The Ohio Supreme Court has agreed to hear the New Miami Speed Camera case.
The Butler County Common Pleas Court had ordered that over $3.5 million should be returned to tens of thousands of motor vehicle owners who were cited by the Village of New Miami’s unconstitutional automated speed enforcement program (ASEP). The court had found that the ASEP, under which notices of violation could only be challenged in a severely limited civil administrative hearing, violated the due process rights of motorists. Judge Sage wrote, “The village has intentionally chosen to ignore [the] basic tenets of procedural law and adopted a civil ordinance which is strongly skewed in its favor and which denies the people cited any chance for a fair hearing…”).
The Twelfth District Court of Appeals reversed the decision of the Common Pleas Court, but not without expressing significant reservations.
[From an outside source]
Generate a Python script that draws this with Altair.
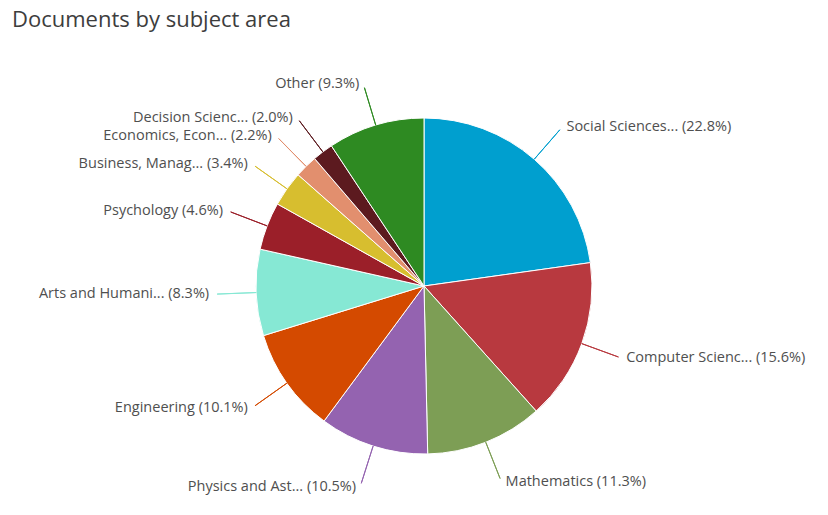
import altair as alt
import pandas as pd

subjects = [
    "Social Sciences...", "Computer Scienc...", "Mathematics", "Physics and Ast...",
    "Engineering", "Arts and Humani...", "Psychology", "Business, Manag...",
    "Economics, Econ...", "Decision Scienc...", "Other",
]
percent = [22.8, 15.6, 11.3, 10.5, 10.1, 8.3, 4.6, 3.4, 2.2, 2.0, 9.3]
colors = [
    "#009fcf", "#b8393f", "#7d9e55", "#9463b0", "#d44a00", "#86e8d4",
    "#9b1f29", "#d7be2f", "#e28f6e", "#5c1a1f", "#2e8a22",
]

df = pd.DataFrame({"subject": subjects, "value": percent, "idx": list(range(len(subjects)))})

base = alt.Chart(df).transform_window(
    cum="sum(value)", sort=[alt.SortField("idx")], frame=[None, 0]
).transform_joinaggregate(
    total="sum(value)"
).transform_calculate(
    start="2*PI*(datum.cum - datum.value)/datum.total",
    end="2*PI*datum.cum/datum.total",
    mid="2*PI*(datum.cum - datum.value/2)/datum.total",
    mid2="2*PI*(datum.cum - datum.value/2)/datum.total + 0.0004",
    label="datum.subject + ' (' + format(datum.value, '.1f') + '%)'",
)

color = alt.Color("subject:N", scale=alt.Scale(domain=subjects, range=colors), legend=None)

pie = base.mark_arc(stroke="white", strokeWidth=1).encode(
    theta=alt.Theta("start:Q", scale=None),
    theta2="end:Q",
    radius=alt.value(168),
    color=color,
)

connectors = base.mark_arc(strokeWidth=1).encode(
    theta=alt.Theta("mid:Q", scale=None),
    theta2="mid2:Q",
    radius=alt.value(207),
    radius2=alt.value(168),
    color=color,
    stroke=color,
)

font = "Open Sans"
label_color = "#4f4f4f"
right_labels = base.transform_filter("datum.mid < PI").mark_text(
    align="left", baseline="middle", dx=4, font=font, fontSize=14.5, color=label_color
).encode(theta=alt.Theta("mid:Q", scale=None), radius=alt.value(211), text="label:N")

left_labels = base.transform_filter("datum.mid >= PI").mark_text(
    align="right", baseline="middle", dx=-4, font=font, fontSize=14.5, color=label_color
).encode(theta=alt.Theta("mid:Q", scale=None), radius=alt.value(211), text="label:N")

chart = alt.layer(pie, connectors, right_labels, left_labels).properties(
    width=808,
    height=458,
    padding={"left": 20, "top": 57, "right": 0, "bottom": 0},
    autosize=alt.AutoSizeParams(type="none"),
    title=alt.TitleParams(
        "Documents by subject area", anchor="start", frame="group", offset=25, dx=-8,
        font=font, fontSize=22, fontWeight="normal", color="#3d3d3d",
    ),
).configure_view(stroke=None)

chart.save("out.html", embed_options={"renderer": "svg", "actions": False})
The Twelfth District’s decision observed that a person “who received a notice of liability… would have encountered significant obstacles” in attempting to mount a defense. In his concurrence, Judge Piper observed that “there are significant due process concerns…”
The Ohio Supreme Court has agreed to hear the case. The Court will be asked to ensure that a public-private partnership designed to raise revenue for a municipality does not place the desire for quick cash ahead of due process for citizens. (Ohio motorists paid over $3 million to a public-private enterprise—the company received 40% of the fines, the Village 60%—that created, managed, and profited from an ASEP). Attorney Joshua A. Engel said: “The New Miami Speed Camera program was designed not to assure public safety but to maximize revenue and expedite payments through the use of a bare bones civil administrative process. It was totally unnecessary for the company and the Village to create a process that short-circuited the due process. No public safety interest was served by this minimal process. The only purpose it served was the desire for quick cash that the Village could spend on things other than public safety.”